A partial solar eclipse wowed stargazers in Asia, Africa and parts of the Middle East this weekend.
The event is known as a ‘ring of fire’ because most of the sun was covered by the moon.
Millions of people, from China to the UAE, and India to Japan watched the solar spectacle. In Dubai, those watching the event could see the moon covering over 85% of the sun, with photographers taking stunning photos of the eclipse over the Burj Khalifa building.
The event will not be seen again in the Emirate for another 14 years, according to chief executive officer of Dubai Astronomy Group Hasan al-Hariri. He said that while the ongoing coronavirus pandemic had halted their plans for a gathering to see the rare phenomena, the group has turned to the internet to help people observe the partial eclipse, providing a live feed of the moon as it passes between the earth and the sun.
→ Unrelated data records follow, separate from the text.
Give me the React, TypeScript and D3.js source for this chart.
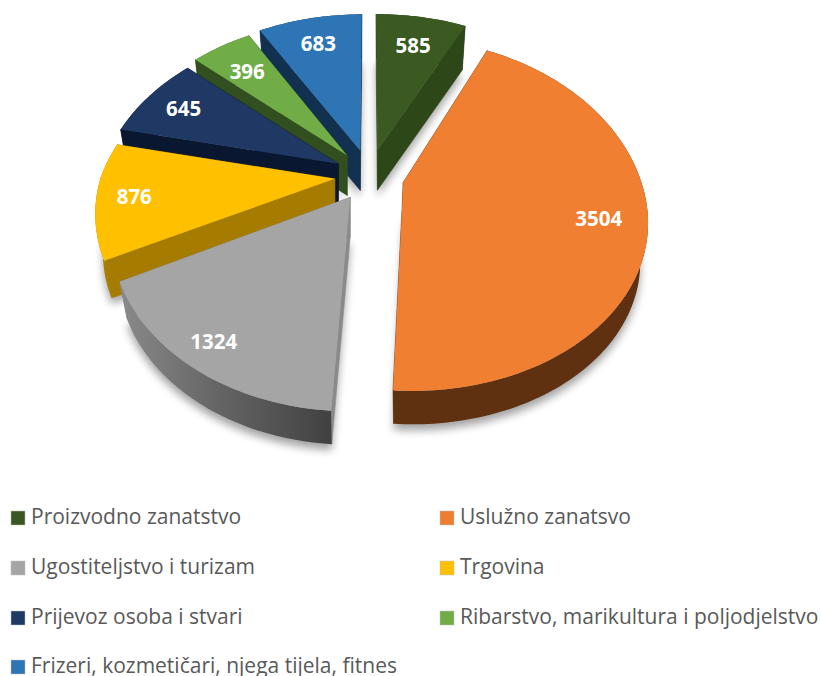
import React from 'react';
import * as d3 from 'd3';

const categories = ['Proizvodno zanatstvo','Uslužno zanatsvo','Ugostiteljstvo i turizam','Trgovina','Prijevoz osoba i stvari','Ribarstvo, marikultura i poljodjelstvo','Frizeri, kozmetičari, njega tijela, fitnes'];
const values = [585, 3504, 1324, 876, 645, 396, 683];
const topColors = ['#3b5a22','#f07f31','#a5a5a5','#ffc000','#203864','#70ad47','#2e75b6'];
const radialColors = ['#2d4719','#5f3110','#8a8a8a','#a67c00','#0a1730','#324f1f','#12304f'];
const rimColors = ['#2d4719','#5f3110','url(#grayRim)','#a67c00','#0a1730','#324f1f','#12304f'];
const legendColors = ['#385723','#ed7d31','#a5a5a5','#ffc000','#1f3864','#70ad47','#2e75b6'];
const labelFractions = [0.79, 0.805, 0.875, 0.84, 0.81, 0.775, 0.81];
const backStretch = [1, 1.06, 1, 1, 1, 1, 1];
const drawOrder = [0, 6, 5, 4, 3, 1, 2];

const W = 821, H = 676;
const CX = 369.5, CY = 175.5, EX = 35, EY = 26;
const R = 238, LEFT_SCALE = 0.985, YR = 164, P = 0.205, DEPTH = 40, BOTTOM_SCALE = 0.968, SHIFT_X = 1, SHIFT_Y = 1.4;

const arcs = d3.pie<number>().sort(null).startAngle(0).endAngle(2 * Math.PI)(values);
const line = d3.line<[number, number]>();

const rim = (a: number, k = 1, stretch = 1): [number, number] => {
  const s = 1 / (1 + P * Math.cos(a));
  const back = Math.cos(a) > 0 ? stretch : 1;
  const side = Math.sin(a) < 0 ? LEFT_SCALE : 1;
  return [R * side * Math.sin(a) * s * k, -YR * Math.cos(a) * s * k * back];
};

const apexOf = (mid: number): [number, number] => [CX + EX * Math.sin(mid), CY - EY * Math.cos(mid)];

function geometry(i: number) {
  const { startAngle: a0, endAngle: a1 } = arcs[i];
  const mid = (a0 + a1) / 2;
  const [ax, ay] = apexOf(mid);
  const n = Math.max(8, Math.ceil((a1 - a0) * 50));
  const angles = d3.range(n + 1).map(j => a0 + ((a1 - a0) * j) / n);
  // the exploded offset grows with the perspective of each rim point
  const shift = (a: number): [number, number] => {
    const s = 1 / (1 + P * Math.cos(a));
    const ex = EX * Math.sin(mid);
    const sx = ex < 0 && s > 1 ? 0 : ex * (s - 1) * SHIFT_X;
    return [sx, -EY * Math.cos(mid) * Math.max(s - 1, 0) * SHIFT_Y];
  };
  const topArc = angles.map(a => {
    const [x, y] = rim(a, 1, backStretch[i]);
    const [sx, sy] = shift(a);
    return [ax + x + sx, ay + y + sy] as [number, number];
  });
  const botArc = angles.map(a => {
    const [x, y] = rim(a, BOTTOM_SCALE, backStretch[i]);
    const [sx, sy] = shift(a);
    return [ax + x + sx, ay + DEPTH + y + sy] as [number, number];
  });
  const apexT: [number, number] = [ax, ay];
  const apexB: [number, number] = [ax, ay + DEPTH];
  return { a0, a1, mid, ax, ay, topArc, botArc, apexT, apexB };
}

const path = (pts: [number, number][]) => line(pts) + 'Z';

const legendBaselines = [524, 574, 624, 673];
const legendCols = [11, 440];

export default function App() {
  const geos = values.map((_, i) => geometry(i));
  return (
    <svg width={W} height={H} style={{ position: 'absolute', left: 0, top: 0 }} fontFamily="'Open Sans', sans-serif">
      <defs>
        <linearGradient id="grayRim" x1="0" x2="1" y1="0" y2="0">
          <stop offset="0" stopColor="#8a8a8a" />
          <stop offset="0.45" stopColor="#666666" />
          <stop offset="1" stopColor="#414141" />
        </linearGradient>
        <filter id="soft" x="-30%" y="-30%" width="160%" height="160%">
          <feGaussianBlur stdDeviation="4" />
        </filter>
      </defs>
      <g filter="url(#soft)" transform="translate(0,6)" opacity="0.36">
        {geos.map((g, i) => (
          <path key={i} d={path([g.apexB, ...g.botArc])} fill="#000" />
        ))}
      </g>
      {drawOrder.map(i => {
        const g = geos[i];
        const n = g.topArc.length - 1;
        return (
          <g key={i}>
            <path d={path([g.apexT, g.topArc[0], g.botArc[0], g.apexB])} fill={radialColors[i]} stroke={radialColors[i]} strokeWidth={0.5} />
            <path d={path([g.apexT, g.topArc[n], g.botArc[n], g.apexB])} fill={radialColors[i]} stroke={radialColors[i]} strokeWidth={0.5} />
            <path d={path([...g.topArc, ...[...g.botArc].reverse()])} fill={rimColors[i]} />
            <path d={path([g.apexT, ...g.topArc])} fill={topColors[i]} />
          </g>
        );
      })}
      {values.map((v, i) => {
        const g = geos[i];
        const [x, y] = rim(g.mid, labelFractions[i]);
        return (
          <text key={i} x={g.ax + x} y={g.ay + y} dy="0.38em" textAnchor="middle" fontSize={20.5} fontWeight={700} fill="#fff">{v}</text>
        );
      })}
      {categories.map((c, i) => {
        const x = legendCols[i % 2];
        const y = legendBaselines[Math.floor(i / 2)];
        return (
          <g key={c}>
            <rect x={x} y={y - 13} width={14} height={14} fill={legendColors[i]} stroke="#bfbfbf" strokeWidth={0.5} />
            <text x={x + 20} y={y} fontSize={21} fill="#595959">{c}</text>
          </g>
        );
      })}
    </svg>
  );
}
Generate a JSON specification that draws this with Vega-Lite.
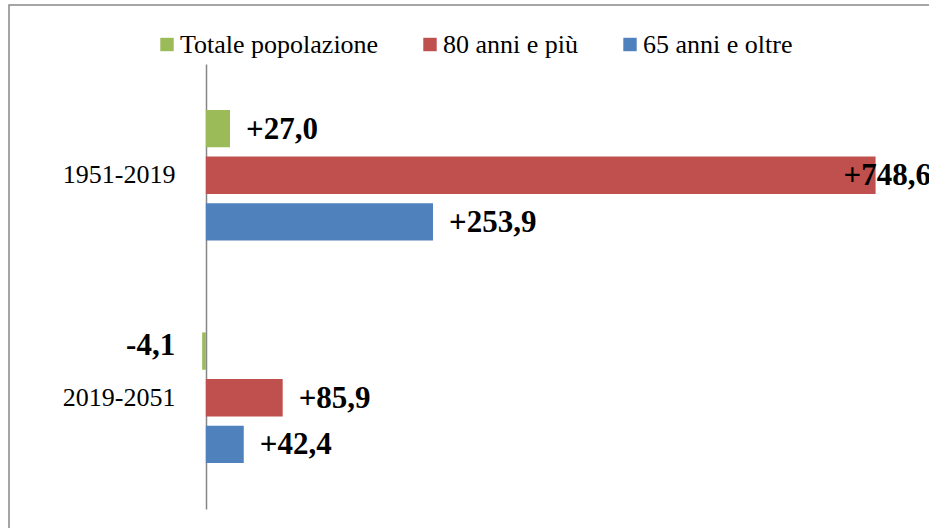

The UK did not see the event, which was only visible in 12 countries.
Mr al-Hariri explained: ‘An eclipse is kind of a rare event.
‘It usually happens two times in a year, but it differs from location to location so it’s not fixed in one location.’
He continued: ‘Now we were fortunate to have it, the one which was in December last year and this one, and then we will have one similar to this after 14 years.
‘So it’s kind of something a bit rare to observe.’
The observatory also sold solar eclipse glasses to the public to observe the eclipse safely.
An overcast sky did not deter enthusiasts in India with the partial eclipse also visible in the New Delhi sky.
The event started from around 9am in India and continued for more than three hours.
It was the last annual solar eclipse in the country this decade.